Leave the pictures out and quote every line from the start of the listing to the line with "(t3) at (1352,-38)", inclusive.

=== RECORDED INFORMATION ===

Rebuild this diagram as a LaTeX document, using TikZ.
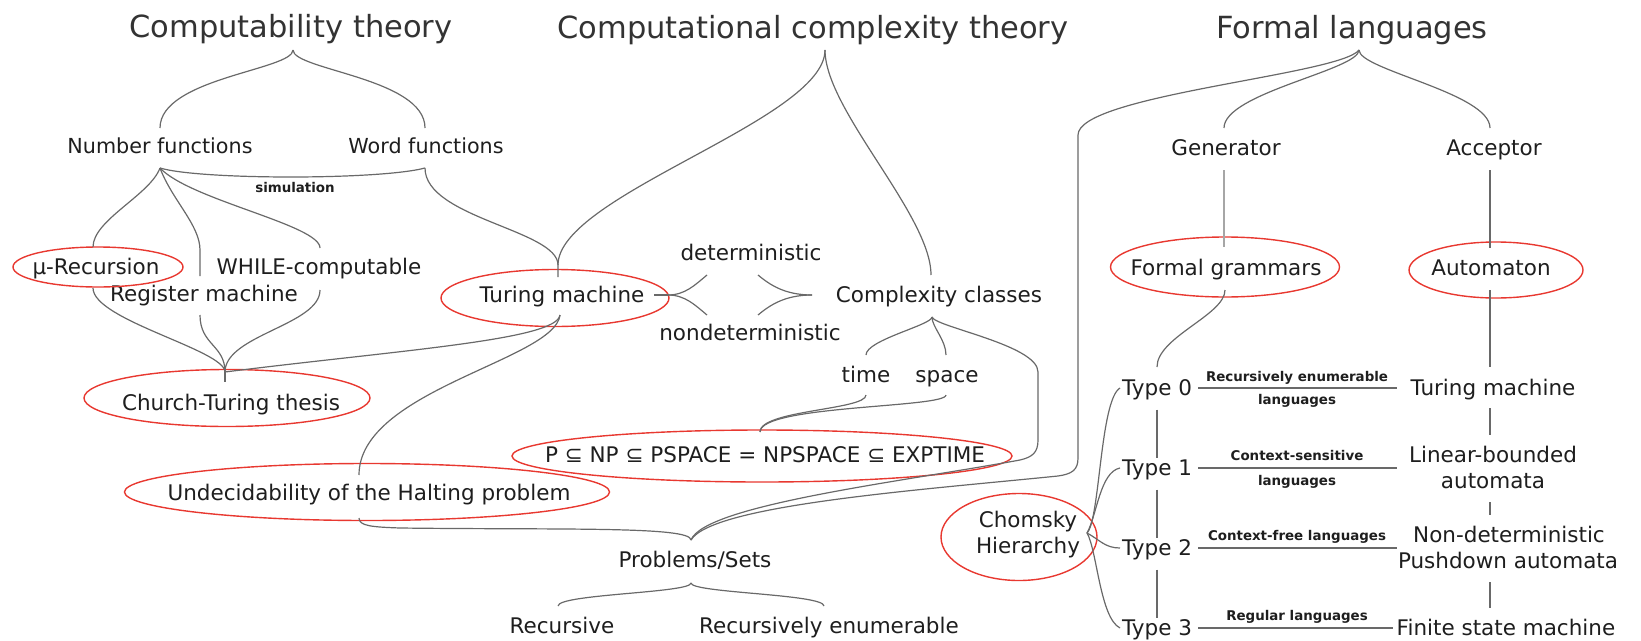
\documentclass[tikz,border=0pt]{standalone}
\usepackage{fontspec}
\setmainfont{DejaVu Sans}
\usetikzlibrary{shapes.geometric}
\definecolor{ovred}{RGB}{232,56,48}
\definecolor{lgray}{RGB}{105,105,105}
\definecolor{txt}{RGB}{30,30,30}
\begin{document}
\begin{tikzpicture}[x=1pt,y=1pt,
  lbl/.style={inner sep=0pt, anchor=base, text=txt, font=\fontsize{21.5}{24}\selectfont},
  lbls/.style={inner sep=0pt, anchor=base, text=txt, font=\fontsize{20.7}{24}\selectfont},
  ttl/.style={inner sep=0pt, anchor=base, text=black!80, font=\fontsize{30.5}{34}\selectfont},
  sml/.style={inner sep=0pt, anchor=base, text=txt, font=\bfseries\fontsize{13.4}{15}\selectfont},
  ov/.style={draw=ovred, line width=1.4pt, ellipse, inner sep=0pt},
  conn/.style={draw=lgray, line width=1.2pt},
  thickconn/.style={draw=black!35, line width=2.6pt},
]
\useasboundingbox (0,0) rectangle (1641,-640);

% ---------- titles ----------
\node[ttl] (t1) at (291,-37) {Computability theory};
\node[ttl] (t2) at (813,-38) {Computational complexity theory};
\node[ttl] (t3) at (1352,-38) {Formal languages};

% ---------- labels ----------
\node[lbls] (nf) at (160,-153) {Number functions};
\node[lbls] (wf) at (426,-153) {Word functions};
\node[sml] (sim) at (295,-192) {simulation};
\node[lbl] (mu) at (96,-274) {μ-Recursion};
\node[lbl] (wh) at (319,-274) {WHILE-computable};
\node[lbl] (reg) at (204,-301) {Register machine};
\node[lbl] (ct) at (231,-410) {Church-Turing thesis};
\node[lbl] (tm) at (562,-302) {Turing machine};
\node[lbl] (det) at (751,-260) {deterministic};
\node[lbl] (ndet) at (750,-340) {nondeterministic};
\node[lbl] (cc) at (939,-302) {Complexity classes};
\node[lbl] (time) at (866,-382) {time};
\node[lbl] (space) at (947,-382) {space};
\node[lbl] (pnp) at (765,-462) {P ⊆ NP ⊆ PSPACE = NPSPACE ⊆ EXPTIME};
\node[lbl] (und) at (369,-500) {Undecidability of the Halting problem};
\node[lbl] (ps) at (695,-567) {Problems/Sets};
\node[lbl] (rec) at (562,-633) {Recursive};
\node[lbl] (re) at (829,-633) {Recursively enumerable};
\node[lbl] (gen) at (1226,-155) {Generator};
\node[lbl] (acc) at (1494,-155) {Acceptor};
\node[lbl] (fg) at (1226,-275) {Formal grammars};
\node[lbl] (aut) at (1491,-275) {Automaton};
\node[lbl] (ch1) at (1028,-527) {Chomsky};
\node[lbl] (ch2) at (1028,-553) {Hierarchy};
\node[lbl] (ty0) at (1157,-395) {Type 0};
\node[lbl] (ty1) at (1157,-475) {Type 1};
\node[lbl] (ty2) at (1157,-555) {Type 2};
\node[lbl] (ty3) at (1157,-635) {Type 3};
\node[sml] (l0a) at (1297,-381) {Recursively enumerable};
\node[sml] (l0b) at (1297,-404) {languages};
\node[sml] (l1a) at (1297,-460) {Context-sensitive};
\node[sml] (l1b) at (1297,-485) {languages};
\node[sml] (l2) at (1297,-540) {Context-free languages};
\node[sml] (l3) at (1297,-620) {Regular languages};
\node[lbl] (tm2) at (1493,-395) {Turing machine};
\node[lbl] (lba1) at (1493,-462) {Linear-bounded};
\node[lbl] (lba2) at (1493,-488) {automata};
\node[lbl] (pda1) at (1509,-542) {Non-deterministic};
\node[lbl] (pda2) at (1508,-568) {Pushdown automata};
\node[lbl] (fsm) at (1506,-635) {Finite state machine};

% ---------- red ovals ----------
\node[ov, minimum width=170pt, minimum height=40pt] (omu) at (98,-267) {};
\node[ov, minimum width=286pt, minimum height=57pt] (oct) at (227,-398) {};
\node[ov, minimum width=228pt, minimum height=57pt] (otm) at (555,-298) {};
\node[ov, minimum width=485pt, minimum height=57pt] (ound) at (367,-492) {};
\node[ov, minimum width=500pt, minimum height=52pt] (op) at (762,-456) {};
\node[ov, minimum width=229pt, minimum height=60pt] (ofg) at (1225,-267) {};
\node[ov, minimum width=174pt, minimum height=56pt] (oaut) at (1496,-270) {};
\node[ov, minimum width=156pt, minimum height=87pt] (och) at (1019,-537) {};

% ---------- connector points ----------
\coordinate (t1tip) at (293,-50);
\coordinate (nfT) at (160,-128);
\coordinate (wfT) at (425,-128);
\coordinate (t2tip) at (825,-50);
\coordinate (tmJ) at (558,-265);
\coordinate (tmT) at (558,-277);
\coordinate (ccT) at (931,-275);
\coordinate (t3tip) at (1359,-50);
\coordinate (genT) at (1224,-128);
\coordinate (accT) at (1490,-128);
\coordinate (flA) at (1078,-135);
\coordinate (flB) at (1078,-458);
\coordinate (nfB) at (160,-168);
\coordinate (wfB) at (425,-168);
\coordinate (muT) at (93,-247);
\coordinate (regT) at (200,-276);
\coordinate (regJ) at (200,-250);
\coordinate (whT) at (320,-248);
\coordinate (muB) at (93,-288);
\coordinate (regB) at (200,-315);
\coordinate (whB) at (320,-290);
\coordinate (cttip) at (225,-372);
\coordinate (ctS) at (225,-382);
\coordinate (tmB) at (560,-315);
\coordinate (undT) at (359,-475);
\coordinate (undB) at (359,-518);
\coordinate (undR) at (400,-528);
\coordinate (tmR) at (654,-295);
\coordinate (lbTip) at (668,-295);
\coordinate (lbU) at (707,-275);
\coordinate (lbD) at (707,-315);
\coordinate (rbU) at (758,-275);
\coordinate (rbD) at (758,-315);
\coordinate (rbTip) at (812,-295);
\coordinate (cctip) at (932,-317);
\coordinate (timeT) at (866,-355);
\coordinate (spaceT) at (946,-355);
\coordinate (ccA) at (1038,-372);
\coordinate (ccB) at (1038,-440);
\coordinate (timeB) at (866,-395);
\coordinate (spaceB) at (946,-395);
\coordinate (ptip) at (760,-432);
\coordinate (pstip) at (691,-540);
\coordinate (psB) at (691,-583);
\coordinate (recT) at (558,-606);
\coordinate (reT) at (824,-606);
\coordinate (genB) at (1224,-170);
\coordinate (fgT) at (1224,-247);
\coordinate (accB) at (1490,-170);
\coordinate (autT) at (1490,-248);
\coordinate (fgB) at (1225,-290);
\coordinate (ty0T) at (1157,-367);
\coordinate (autB) at (1490,-290);
\coordinate (tm2T) at (1490,-367);
\coordinate (chtip) at (1087,-533);
\coordinate (ty0L) at (1120,-388);
\coordinate (ty1L) at (1120,-468);
\coordinate (ty2L) at (1120,-548);
\coordinate (ty3L) at (1120,-628);

% ---------- computability ----------
\draw[conn] (t1tip) .. controls +(0,-20) and +(0,50) .. (nfT);
\draw[conn] (t1tip) .. controls +(0,-20) and +(0,50) .. (wfT);
\draw[conn] (nfB) .. controls (200,-180) and (380,-180) .. (wfB);
\draw[conn] (wfB) .. controls +(0,-50) and +(0,35) .. (tmJ);
\draw[conn] (nfB) .. controls (150,-195) and (93,-220) .. (muT);
\draw[conn] (nfB) .. controls (172,-200) and (200,-225) .. (regJ) -- (regT);
\draw[conn] (nfB) .. controls (190,-200) and (320,-225) .. (whT);
\draw[conn] (muB) .. controls (93,-320) and (225,-350) .. (cttip);
\draw[conn] (regB) .. controls (200,-345) and (225,-345) .. (cttip);
\draw[conn] (whB) .. controls (320,-325) and (225,-335) .. (cttip);
\draw[conn] (tmB) .. controls (557,-340) and (400,-350) .. (cttip);
\draw[conn] (cttip) -- (ctS);
\draw[conn] (tmB) .. controls (555,-360) and (359,-390) .. (undT);

% ---------- complexity ----------
\draw[conn] (t2tip) .. controls +(0,-70) and +(0,70) .. (tmJ) -- (tmT);
\draw[conn] (t2tip) .. controls +(0,-60) and +(0,60) .. (ccT);
\draw[conn] (tmR) -- (lbTip);
\draw[conn] (lbTip) .. controls (685,-295) and (695,-285) .. (lbU);
\draw[conn] (lbTip) .. controls (685,-295) and (695,-305) .. (lbD);
\draw[conn] (rbU) .. controls (770,-285) and (785,-295) .. (rbTip);
\draw[conn] (rbD) .. controls (770,-305) and (785,-295) .. (rbTip);
\draw[conn] (cctip) .. controls +(0,-8) and +(0,15) .. (timeT);
\draw[conn] (cctip) .. controls +(0,-10) and +(0,15) .. (spaceT);
\draw[conn] (cctip) .. controls (935,-327) and (1038,-345) .. (ccA) -- (ccB)
  .. controls (1038,-452) and (1033,-457) .. (1020,-460)
  .. controls (900,-482) and (705,-505) .. (pstip);
\draw[conn] (timeB) .. controls (866,-410) and (760,-410) .. (ptip);
\draw[conn] (spaceB) .. controls (946,-408) and (760,-405) .. (ptip);
\draw[conn] (undB) .. controls (359,-526) and (372,-527) .. (undR)
  .. controls (560,-530) and (691,-526) .. (pstip);
\draw[conn] (psB) .. controls +(0,-10) and +(0,12) .. (recT);
\draw[conn] (psB) .. controls +(0,-10) and +(0,12) .. (reT);

% ---------- formal languages ----------
\draw[conn] (t3tip) .. controls +(0,-20) and +(0,35) .. (genT);
\draw[conn] (t3tip) .. controls +(0,-20) and +(0,35) .. (accT);
\draw[conn] (t3tip) .. controls (1340,-75) and (1078,-95) .. (flA) -- (flB)
  .. controls (1078,-470) and (1072,-474) .. (1058,-476)
  .. controls (920,-490) and (712,-505) .. (pstip);
\draw[thickconn] (genB) -- (fgT);
\draw[conn] (accB) -- (autT);
\draw[conn] (fgB) .. controls +(0,-25) and +(0,30) .. (ty0T);
\draw[conn] (autB) -- (tm2T);
\draw[conn] (chtip) .. controls (1100,-520) and (1100,-400) .. (ty0L);
\draw[conn] (chtip) .. controls (1097,-515) and (1100,-472) .. (ty1L);
\draw[conn] (chtip) .. controls (1100,-540) and (1105,-548) .. (ty2L);
\draw[conn] (chtip) .. controls (1097,-550) and (1100,-618) .. (ty3L);
\draw[conn] ([yshift=-10pt]ty0.south) -- ([yshift=-10pt]ty0.south |- 0,-448);
\draw[conn] ([yshift=-10pt]ty1.south) -- ([yshift=-10pt]ty1.south |- 0,-528);
\draw[conn] ([yshift=-10pt]ty2.south) -- ([yshift=-10pt]ty2.south |- 0,-608);
\coordinate (h0a) at (1198,-388); \coordinate (h0b) at (1397,-388);
\coordinate (h1a) at (1198,-468); \coordinate (h1b) at (1397,-468);
\coordinate (h2a) at (1198,-548); \coordinate (h2b) at (1397,-548);
\coordinate (h3a) at (1198,-628); \coordinate (h3b) at (1393,-628);
\draw[conn] (h0a) -- (h0b);
\draw[conn] (h1a) -- (h1b);
\draw[conn] (h2a) -- (h2b);
\draw[conn] (h3a) -- (h3b);
\coordinate (r0a) at (1490,-408); \coordinate (r0b) at (1490,-435);
\coordinate (r1a) at (1490,-502); \coordinate (r1b) at (1490,-515);
\coordinate (r2a) at (1490,-582); \coordinate (r2b) at (1490,-608);
\draw[conn] (r0a) -- (r0b);
\draw[conn] (r1a) -- (r1b);
\draw[conn] (r2a) -- (r2b);
\end{tikzpicture}
\end{document}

===

TASK RESPONSE =
Rebuild this diagram as a LaTeX document, using TikZ.
\documentclass[tikz,border=0pt]{standalone}
\usepackage{fontspec}
\setmainfont{DejaVu Sans}
\usetikzlibrary{shapes.geometric}
\definecolor{ovred}{RGB}{232,56,48}
\definecolor{lgray}{RGB}{105,105,105}
\definecolor{txt}{RGB}{30,30,30}
\begin{document}
\begin{tikzpicture}[x=1pt,y=1pt,
  lbl/.style={inner sep=0pt, anchor=base, text=txt, font=\fontsize{21.5}{24}\selectfont},
  lbls/.style={inner sep=0pt, anchor=base, text=txt, font=\fontsize{20.7}{24}\selectfont},
  ttl/.style={inner sep=0pt, anchor=base, text=black!80, font=\fontsize{30.5}{34}\selectfont},
  sml/.style={inner sep=0pt, anchor=base, text=txt, font=\bfseries\fontsize{13.4}{15}\selectfont},
  ov/.style={draw=ovred, line width=1.4pt, ellipse, inner sep=0pt},
  conn/.style={draw=lgray, line width=1.2pt},
  thickconn/.style={draw=black!35, line width=2.6pt},
]
\useasboundingbox (0,0) rectangle (1641,-640);

% ---------- titles ----------
\node[ttl] (t1) at (291,-37) {Computability theory};
\node[ttl] (t2) at (813,-38) {Computational complexity theory};
\node[ttl] (t3) at (1352,-38) {Formal languages};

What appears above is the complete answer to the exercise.